If you look at the map of the countries surrounding Oz from the endpapers of Tik-Tok of Oz, you’ll notice that the area just to the east (which is left on this map for some reason) of the Growleywogs’ territory is labeled “Kingdom of Dreams.” So what do we know about this place? Well, nothing, really. There were several places on the maps that L. Frank Baum hadn’t used yet but would in the future, but this strange kingdom is the exception. As has been pointed out in The Annotated Wizard of Oz among other places, there’s a possible reference in Ozma, as Chapter 13 ends with the sentence, “But she [Dorothy] lay down upon her couch, nevertheless, and in spite of all her worries was soon in the land of dreams.” It’s a bit of a stretch, though, as Dorothy makes no change in physical location. It’s certainly possible that Baum thought of the Kingdom of Dreams as the place where dreams are manufactured, and/or where people’s spirits go when they dream. That’s what readers generally seem to think, but I’ve seen some other interpretations. Someone pointed out that most of the nearby lands are inhabited by nasty creatures (Whimsies, Growleywogs, and Phanfasms), and proposed that the Kingdom of Dreams could be the home of similar nightmarish beings. As mentioned here, it’s also not at all unlikely that Ruth Plumly Thompson intended the kingdom as the home of the Sandman.
A few apocryphal stories involve the mysterious kingdom in some way or other. One of the most prominent uses of the land is in March Laumer’s Charmed Gardens, in which a living comet that hits the Kingdom of Dreams brings to life the dreams of an Oz fan. Sherwood Smith’s Trouble simply mentions Dori seeing “a low mist” covering the “strange and mysterious” kingdom as she flies over it on a magic carpet. An Oziana story, Everett Avila’s “The Tail of the Pink Goat,” mentions that the territory used to be the center of the Blue Empire and is now ruled by a minor king named Archibald Dreams.
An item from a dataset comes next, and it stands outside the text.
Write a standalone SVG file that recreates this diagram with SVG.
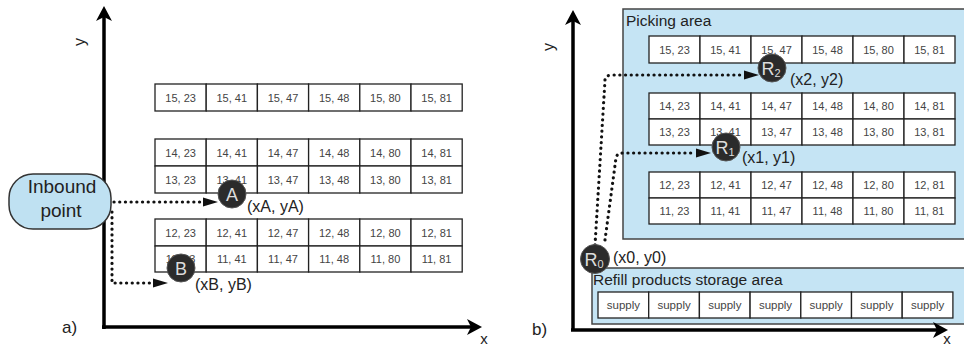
<svg xmlns="http://www.w3.org/2000/svg" width="964" height="347" viewBox="0 0 964 347">
<style>
.cell{fill:#fff;stroke:#222;stroke-width:1.3}
.ct{font-family:"Liberation Sans",Arial,sans-serif;font-size:11px;fill:#444;text-anchor:middle}
.st{font-family:"Liberation Sans",Arial,sans-serif;font-size:11.5px;fill:#444;text-anchor:middle}
.lbl{font-family:"Liberation Sans",Arial,sans-serif;fill:#222}
.area{fill:#c5e4f4;stroke:#444;stroke-width:1.5}
.axis{stroke:#000;stroke-width:3.5;fill:none}
.head{fill:#000}
.dot{stroke:#111;stroke-width:3.2;fill:none;stroke-dasharray:0.1 5.6;stroke-linecap:round}
.ah{fill:#111}
.pt{fill:#2b2b2b;stroke:#555;stroke-width:1}
.pl{font-family:"Liberation Sans",Arial,sans-serif;font-size:18px;fill:#ddd;text-anchor:middle}
</style>
<rect width="964" height="347" fill="#fff"/>

<!-- Right panel areas -->
<g id="picking-area">
<rect class="area" x="623" y="9" width="345" height="230"/>
<text class="lbl" x="626" y="26" font-size="15.5">Picking area</text>
</g>
<g id="refill-area">
<rect class="area" x="592" y="268" width="376" height="56"/>
<text class="lbl" x="593" y="285" font-size="15.5">Refill products storage area</text>
</g>

<!-- Axes and connectors -->
<g id="connectors">
<line class="axis" x1="104" y1="329" x2="104" y2="16"/>
<polygon class="head" points="104,6 96,21 104,17 112,21"/>
<line class="axis" x1="102" y1="327" x2="472" y2="327"/>
<polygon class="head" points="482,327 467,319 471,327 467,335"/>
<line class="axis" x1="573" y1="331" x2="573" y2="20"/>
<polygon class="head" points="573,10 565,25 573,21 581,25"/>
<line class="axis" x1="571" y1="330" x2="938" y2="330"/>
<polygon class="head" points="948,330 933,322 937,330 933,338"/>

<path class="dot" d="M114,202 H204"/>
<polygon class="ah" points="203,197.5 218,202 203,206.5"/>
<path class="dot" d="M112,212 V283 H154"/>
<polygon class="ah" points="153,278.5 168,283 153,287.5"/>

<path class="dot" d="M595,245 L605,80 Q606,75 612,75 H745"/>
<polygon class="ah" points="744,70.5 759,75 744,79.5"/>
<path class="dot" d="M605,240 L616,158 Q617,153 623,153 H696"/>
<polygon class="ah" points="696,148.5 711,153 696,157.5"/>
</g>

<!-- Axis labels -->
<g id="axis-labels">
<text class="lbl" x="80" y="42" font-size="16" text-anchor="middle" transform="rotate(-90 80 42)" dy="5">y</text>
<text class="lbl" x="549" y="47" font-size="16" text-anchor="middle" transform="rotate(-90 549 47)" dy="5">y</text>
<text class="lbl" x="484" y="344" font-size="15" text-anchor="middle">x</text>
<text class="lbl" x="947" y="344" font-size="15" text-anchor="middle">x</text>
<text class="lbl" x="62" y="333" font-size="17">a)</text>
<text class="lbl" x="532" y="335" font-size="17">b)</text>
</g>

<!-- Left tables -->
<g id="left-row-15">
<rect class="cell" x="155" y="84" width="51.2" height="27"/><rect class="cell" x="206.2" y="84" width="51.2" height="27"/><rect class="cell" x="257.4" y="84" width="51.2" height="27"/><rect class="cell" x="308.6" y="84" width="51.2" height="27"/><rect class="cell" x="359.8" y="84" width="51.2" height="27"/><rect class="cell" x="411" y="84" width="51.2" height="27"/>
<text class="ct" x="180.6" y="101.5">15, 23</text><text class="ct" x="231.8" y="101.5">15, 41</text><text class="ct" x="283" y="101.5">15, 47</text><text class="ct" x="334.2" y="101.5">15, 48</text><text class="ct" x="385.4" y="101.5">15, 80</text><text class="ct" x="436.6" y="101.5">15, 81</text>
</g>
<g id="left-rows-14-13">
<rect class="cell" x="155" y="139" width="51.2" height="27"/><rect class="cell" x="206.2" y="139" width="51.2" height="27"/><rect class="cell" x="257.4" y="139" width="51.2" height="27"/><rect class="cell" x="308.6" y="139" width="51.2" height="27"/><rect class="cell" x="359.8" y="139" width="51.2" height="27"/><rect class="cell" x="411" y="139" width="51.2" height="27"/>
<text class="ct" x="180.6" y="156.5">14, 23</text><text class="ct" x="231.8" y="156.5">14, 41</text><text class="ct" x="283" y="156.5">14, 47</text><text class="ct" x="334.2" y="156.5">14, 48</text><text class="ct" x="385.4" y="156.5">14, 80</text><text class="ct" x="436.6" y="156.5">14, 81</text>
<rect class="cell" x="155" y="166" width="51.2" height="27"/><rect class="cell" x="206.2" y="166" width="51.2" height="27"/><rect class="cell" x="257.4" y="166" width="51.2" height="27"/><rect class="cell" x="308.6" y="166" width="51.2" height="27"/><rect class="cell" x="359.8" y="166" width="51.2" height="27"/><rect class="cell" x="411" y="166" width="51.2" height="27"/>
<text class="ct" x="180.6" y="183.5">13, 23</text><text class="ct" x="231.8" y="183.5">13, 41</text><text class="ct" x="283" y="183.5">13, 47</text><text class="ct" x="334.2" y="183.5">13, 48</text><text class="ct" x="385.4" y="183.5">13, 80</text><text class="ct" x="436.6" y="183.5">13, 81</text>
</g>
<g id="left-rows-12-11">
<rect class="cell" x="155" y="219" width="51.2" height="27"/><rect class="cell" x="206.2" y="219" width="51.2" height="27"/><rect class="cell" x="257.4" y="219" width="51.2" height="27"/><rect class="cell" x="308.6" y="219" width="51.2" height="27"/><rect class="cell" x="359.8" y="219" width="51.2" height="27"/><rect class="cell" x="411" y="219" width="51.2" height="27"/>
<text class="ct" x="180.6" y="236.5">12, 23</text><text class="ct" x="231.8" y="236.5">12, 41</text><text class="ct" x="283" y="236.5">12, 47</text><text class="ct" x="334.2" y="236.5">12, 48</text><text class="ct" x="385.4" y="236.5">12, 80</text><text class="ct" x="436.6" y="236.5">12, 81</text>
<rect class="cell" x="155" y="246" width="51.2" height="26"/><rect class="cell" x="206.2" y="246" width="51.2" height="26"/><rect class="cell" x="257.4" y="246" width="51.2" height="26"/><rect class="cell" x="308.6" y="246" width="51.2" height="26"/><rect class="cell" x="359.8" y="246" width="51.2" height="26"/><rect class="cell" x="411" y="246" width="51.2" height="26"/>
<text class="ct" x="180.6" y="263">11, 23</text><text class="ct" x="231.8" y="263">11, 41</text><text class="ct" x="283" y="263">11, 47</text><text class="ct" x="334.2" y="263">11, 48</text><text class="ct" x="385.4" y="263">11, 80</text><text class="ct" x="436.6" y="263">11, 81</text>
</g>

<!-- Right tables -->
<g id="right-row-15">
<rect class="cell" x="649" y="36" width="51" height="27"/><rect class="cell" x="700" y="36" width="51" height="27"/><rect class="cell" x="751" y="36" width="51" height="27"/><rect class="cell" x="802" y="36" width="51" height="27"/><rect class="cell" x="853" y="36" width="51" height="27"/><rect class="cell" x="904" y="36" width="51" height="27"/>
<text class="ct" x="674.5" y="53.5">15, 23</text><text class="ct" x="725.5" y="53.5">15, 41</text><text class="ct" x="776.5" y="53.5">15, 47</text><text class="ct" x="827.5" y="53.5">15, 48</text><text class="ct" x="878.5" y="53.5">15, 80</text><text class="ct" x="929.5" y="53.5">15, 81</text>
</g>
<g id="right-rows-14-13">
<rect class="cell" x="649" y="93" width="51" height="26"/><rect class="cell" x="700" y="93" width="51" height="26"/><rect class="cell" x="751" y="93" width="51" height="26"/><rect class="cell" x="802" y="93" width="51" height="26"/><rect class="cell" x="853" y="93" width="51" height="26"/><rect class="cell" x="904" y="93" width="51" height="26"/>
<text class="ct" x="674.5" y="110">14, 23</text><text class="ct" x="725.5" y="110">14, 41</text><text class="ct" x="776.5" y="110">14, 47</text><text class="ct" x="827.5" y="110">14, 48</text><text class="ct" x="878.5" y="110">14, 80</text><text class="ct" x="929.5" y="110">14, 81</text>
<rect class="cell" x="649" y="119" width="51" height="26"/><rect class="cell" x="700" y="119" width="51" height="26"/><rect class="cell" x="751" y="119" width="51" height="26"/><rect class="cell" x="802" y="119" width="51" height="26"/><rect class="cell" x="853" y="119" width="51" height="26"/><rect class="cell" x="904" y="119" width="51" height="26"/>
<text class="ct" x="674.5" y="136">13, 23</text><text class="ct" x="725.5" y="136">13, 41</text><text class="ct" x="776.5" y="136">13, 47</text><text class="ct" x="827.5" y="136">13, 48</text><text class="ct" x="878.5" y="136">13, 80</text><text class="ct" x="929.5" y="136">13, 81</text>
</g>
<g id="right-rows-12-11">
<rect class="cell" x="649" y="172" width="51" height="26"/><rect class="cell" x="700" y="172" width="51" height="26"/><rect class="cell" x="751" y="172" width="51" height="26"/><rect class="cell" x="802" y="172" width="51" height="26"/><rect class="cell" x="853" y="172" width="51" height="26"/><rect class="cell" x="904" y="172" width="51" height="26"/>
<text class="ct" x="674.5" y="189">12, 23</text><text class="ct" x="725.5" y="189">12, 41</text><text class="ct" x="776.5" y="189">12, 47</text><text class="ct" x="827.5" y="189">12, 48</text><text class="ct" x="878.5" y="189">12, 80</text><text class="ct" x="929.5" y="189">12, 81</text>
<rect class="cell" x="649" y="198" width="51" height="26"/><rect class="cell" x="700" y="198" width="51" height="26"/><rect class="cell" x="751" y="198" width="51" height="26"/><rect class="cell" x="802" y="198" width="51" height="26"/><rect class="cell" x="853" y="198" width="51" height="26"/><rect class="cell" x="904" y="198" width="51" height="26"/>
<text class="ct" x="674.5" y="215">11, 23</text><text class="ct" x="725.5" y="215">11, 41</text><text class="ct" x="776.5" y="215">11, 47</text><text class="ct" x="827.5" y="215">11, 48</text><text class="ct" x="878.5" y="215">11, 80</text><text class="ct" x="929.5" y="215">11, 81</text>
</g>
<g id="supply-row">
<rect class="cell" x="598" y="292" width="50.7" height="26"/><rect class="cell" x="648.7" y="292" width="50.7" height="26"/><rect class="cell" x="699.4" y="292" width="50.7" height="26"/><rect class="cell" x="750.1" y="292" width="50.7" height="26"/><rect class="cell" x="800.8" y="292" width="50.7" height="26"/><rect class="cell" x="851.5" y="292" width="50.7" height="26"/><rect class="cell" x="902.2" y="292" width="50.7" height="26"/>
<text class="st" x="623.4" y="308.5">supply</text><text class="st" x="674.1" y="308.5">supply</text><text class="st" x="724.8" y="308.5">supply</text><text class="st" x="775.5" y="308.5">supply</text><text class="st" x="826.2" y="308.5">supply</text><text class="st" x="876.9" y="308.5">supply</text><text class="st" x="927.6" y="308.5">supply</text>
</g>

<!-- Inbound point -->
<g id="inbound-point">
<rect x="9" y="174" width="102" height="55" rx="24" ry="24" fill="#bfe1f2" stroke="#333" stroke-width="1.5"/>
<text class="lbl" x="62" y="193" font-size="19" text-anchor="middle">Inbound</text>
<text class="lbl" x="61" y="217" font-size="19" text-anchor="middle">point</text>
</g>

<!-- Points -->
<g id="point-A">
<circle class="pt" cx="232" cy="194" r="14"/>
<text class="pl" x="232" y="200.5">A</text>
<text class="lbl" x="247" y="212" font-size="16">(xA, yA)</text>
</g>
<g id="point-B">
<circle class="pt" cx="181" cy="268" r="14"/>
<text class="pl" x="181" y="274.5">B</text>
<text class="lbl" x="195" y="290" font-size="16">(xB, yB)</text>
</g>
<g id="point-R0">
<circle class="pt" cx="595" cy="259" r="14.5"/>
<text class="pl" x="594" y="265.5">R<tspan font-size="11" dy="2">0</tspan></text>
<text class="lbl" x="613" y="263" font-size="16">(x0, y0)</text>
</g>
<g id="point-R1">
<circle class="pt" cx="726" cy="147" r="14"/>
<text class="pl" x="725" y="153.5">R<tspan font-size="11" dy="2">1</tspan></text>
<text class="lbl" x="742" y="163" font-size="16">(x1, y1)</text>
</g>
<g id="point-R2">
<circle class="pt" cx="772" cy="68" r="14"/>
<text class="pl" x="771" y="74.5">R<tspan font-size="11" dy="2">2</tspan></text>
<text class="lbl" x="790" y="85" font-size="16">(x2, y2)</text>
</g>
</svg>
Although it doesn’t involve the kingdom, there’s an interesting case of dreams becoming tangible in John R. Neill’s Runaway. In this book, Professor Wogglebug dreams up a floating castle to stay in for his vacation, but his student Alexample accidentally loosens it from its mooring. Scraps, Popla, and the Twinkler later come across it and stay there, but it begins to dissolve after a week.